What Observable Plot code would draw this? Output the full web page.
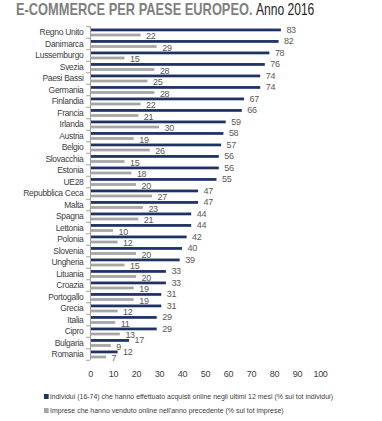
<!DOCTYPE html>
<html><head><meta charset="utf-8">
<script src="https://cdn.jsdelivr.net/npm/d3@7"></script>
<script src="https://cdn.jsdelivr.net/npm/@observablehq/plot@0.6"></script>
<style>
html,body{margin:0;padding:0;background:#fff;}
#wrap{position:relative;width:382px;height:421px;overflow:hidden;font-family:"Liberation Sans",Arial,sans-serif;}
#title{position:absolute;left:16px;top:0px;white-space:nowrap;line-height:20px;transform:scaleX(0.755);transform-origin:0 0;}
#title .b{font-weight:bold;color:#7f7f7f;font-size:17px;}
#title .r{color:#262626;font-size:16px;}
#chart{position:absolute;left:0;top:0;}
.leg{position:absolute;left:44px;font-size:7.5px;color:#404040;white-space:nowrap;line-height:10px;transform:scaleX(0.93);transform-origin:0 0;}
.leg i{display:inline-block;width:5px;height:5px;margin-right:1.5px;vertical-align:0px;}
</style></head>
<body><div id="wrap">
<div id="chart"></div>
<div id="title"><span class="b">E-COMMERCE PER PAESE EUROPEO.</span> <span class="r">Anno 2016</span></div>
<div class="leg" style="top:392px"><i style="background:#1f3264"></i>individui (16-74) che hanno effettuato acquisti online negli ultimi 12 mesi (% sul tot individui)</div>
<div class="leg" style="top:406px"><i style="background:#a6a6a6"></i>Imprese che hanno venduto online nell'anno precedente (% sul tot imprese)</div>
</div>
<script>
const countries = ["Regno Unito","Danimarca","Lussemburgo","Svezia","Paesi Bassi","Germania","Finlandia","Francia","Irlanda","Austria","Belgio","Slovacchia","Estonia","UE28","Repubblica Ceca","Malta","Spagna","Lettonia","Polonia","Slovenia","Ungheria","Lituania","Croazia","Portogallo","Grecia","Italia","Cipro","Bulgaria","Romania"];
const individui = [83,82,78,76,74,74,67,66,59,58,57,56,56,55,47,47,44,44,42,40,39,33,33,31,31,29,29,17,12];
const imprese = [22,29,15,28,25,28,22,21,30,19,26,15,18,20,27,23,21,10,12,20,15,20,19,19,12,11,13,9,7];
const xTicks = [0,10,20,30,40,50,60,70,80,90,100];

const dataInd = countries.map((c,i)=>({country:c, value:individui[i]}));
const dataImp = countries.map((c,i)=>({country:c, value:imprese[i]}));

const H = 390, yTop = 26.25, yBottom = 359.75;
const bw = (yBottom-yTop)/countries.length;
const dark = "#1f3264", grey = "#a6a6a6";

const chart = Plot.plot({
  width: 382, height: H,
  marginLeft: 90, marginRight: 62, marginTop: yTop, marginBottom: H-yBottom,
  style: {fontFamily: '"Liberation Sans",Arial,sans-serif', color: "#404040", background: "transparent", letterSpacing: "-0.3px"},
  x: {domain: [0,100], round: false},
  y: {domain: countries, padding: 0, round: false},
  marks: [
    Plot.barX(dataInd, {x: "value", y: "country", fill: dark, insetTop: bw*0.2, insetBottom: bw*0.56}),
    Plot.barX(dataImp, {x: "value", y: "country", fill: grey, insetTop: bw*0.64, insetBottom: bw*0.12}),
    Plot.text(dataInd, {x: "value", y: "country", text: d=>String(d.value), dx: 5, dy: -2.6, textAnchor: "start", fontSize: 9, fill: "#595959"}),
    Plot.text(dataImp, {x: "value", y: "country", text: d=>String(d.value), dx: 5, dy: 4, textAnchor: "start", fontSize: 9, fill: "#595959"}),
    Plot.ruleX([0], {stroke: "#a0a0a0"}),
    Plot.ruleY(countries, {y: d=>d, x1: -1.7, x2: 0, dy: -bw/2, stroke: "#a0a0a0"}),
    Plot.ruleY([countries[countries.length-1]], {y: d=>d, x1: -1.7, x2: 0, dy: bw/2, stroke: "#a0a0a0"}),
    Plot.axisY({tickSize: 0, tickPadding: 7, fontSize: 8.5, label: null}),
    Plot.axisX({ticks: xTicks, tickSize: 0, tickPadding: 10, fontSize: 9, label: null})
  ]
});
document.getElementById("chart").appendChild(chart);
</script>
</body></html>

What you have to do –
Ignore the images and quote every line of the listing exactly.

Output for this exercise –
What Observable Plot code would draw this? Output the full web page.
<!DOCTYPE html>
<html><head><meta charset="utf-8">
<script src="https://cdn.jsdelivr.net/npm/d3@7"></script>
<script src="https://cdn.jsdelivr.net/npm/@observablehq/plot@0.6"></script>
<style>
html,body{margin:0;padding:0;background:#fff;}
#wrap{position:relative;width:382px;height:421px;overflow:hidden;font-family:"Liberation Sans",Arial,sans-serif;}
#title{position:absolute;left:16px;top:0px;white-space:nowrap;line-height:20px;transform:scaleX(0.755);transform-origin:0 0;}
#title .b{font-weight:bold;color:#7f7f7f;font-size:17px;}
#title .r{color:#262626;font-size:16px;}
#chart{position:absolute;left:0;top:0;}
.leg{position:absolute;left:44px;font-size:7.5px;color:#404040;white-space:nowrap;line-height:10px;transform:scaleX(0.93);transform-origin:0 0;}
.leg i{display:inline-block;width:5px;height:5px;margin-right:1.5px;vertical-align:0px;}
</style></head>
<body><div id="wrap">
<div id="chart"></div>
<div id="title"><span class="b">E-COMMERCE PER PAESE EUROPEO.</span> <span class="r">Anno 2016</span></div>
<div class="leg" style="top:392px"><i style="background:#1f3264"></i>individui (16-74) che hanno effettuato acquisti online negli ultimi 12 mesi (% sul tot individui)</div>
<div class="leg" style="top:406px"><i style="background:#a6a6a6"></i>Imprese che hanno venduto online nell'anno precedente (% sul tot imprese)</div>
</div>
<script>
const countries = ["Regno Unito","Danimarca","Lussemburgo","Svezia","Paesi Bassi","Germania","Finlandia","Francia","Irlanda","Austria","Belgio","Slovacchia","Estonia","UE28","Repubblica Ceca","Malta","Spagna","Lettonia","Polonia","Slovenia","Ungheria","Lituania","Croazia","Portogallo","Grecia","Italia","Cipro","Bulgaria","Romania"];
const individui = [83,82,78,76,74,74,67,66,59,58,57,56,56,55,47,47,44,44,42,40,39,33,33,31,31,29,29,17,12];
const imprese = [22,29,15,28,25,28,22,21,30,19,26,15,18,20,27,23,21,10,12,20,15,20,19,19,12,11,13,9,7];
const xTicks = [0,10,20,30,40,50,60,70,80,90,100];

const dataInd = countries.map((c,i)=>({country:c, value:individui[i]}));
const dataImp = countries.map((c,i)=>({country:c, value:imprese[i]}));

const H = 390, yTop = 26.25, yBottom = 359.75;
const bw = (yBottom-yTop)/countries.length;
const dark = "#1f3264", grey = "#a6a6a6";

const chart = Plot.plot({
  width: 382, height: H,
  marginLeft: 90, marginRight: 62, marginTop: yTop, marginBottom: H-yBottom,
  style: {fontFamily: '"Liberation Sans",Arial,sans-serif', color: "#404040", background: "transparent", letterSpacing: "-0.3px"},
  x: {domain: [0,100], round: false},
  y: {domain: countries, padding: 0, round: false},
  marks: [
    Plot.barX(dataInd, {x: "value", y: "country", fill: dark, insetTop: bw*0.2, insetBottom: bw*0.56}),
    Plot.barX(dataImp, {x: "value", y: "country", fill: grey, insetTop: bw*0.64, insetBottom: bw*0.12}),
    Plot.text(dataInd, {x: "value", y: "country", text: d=>String(d.value), dx: 5, dy: -2.6, textAnchor: "start", fontSize: 9, fill: "#595959"}),
    Plot.text(dataImp, {x: "value", y: "country", text: d=>String(d.value), dx: 5, dy: 4, textAnchor: "start", fontSize: 9, fill: "#595959"}),
    Plot.ruleX([0], {stroke: "#a0a0a0"}),
    Plot.ruleY(countries, {y: d=>d, x1: -1.7, x2: 0, dy: -bw/2, stroke: "#a0a0a0"}),
    Plot.ruleY([countries[countries.length-1]], {y: d=>d, x1: -1.7, x2: 0, dy: bw/2, stroke: "#a0a0a0"}),
    Plot.axisY({tickSize: 0, tickPadding: 7, fontSize: 8.5, label: null}),
    Plot.axisX({ticks: xTicks, tickSize: 0, tickPadding: 10, fontSize: 9, label: null})
  ]
});
document.getElementById("chart").appendChild(chart);
</script>
</body></html>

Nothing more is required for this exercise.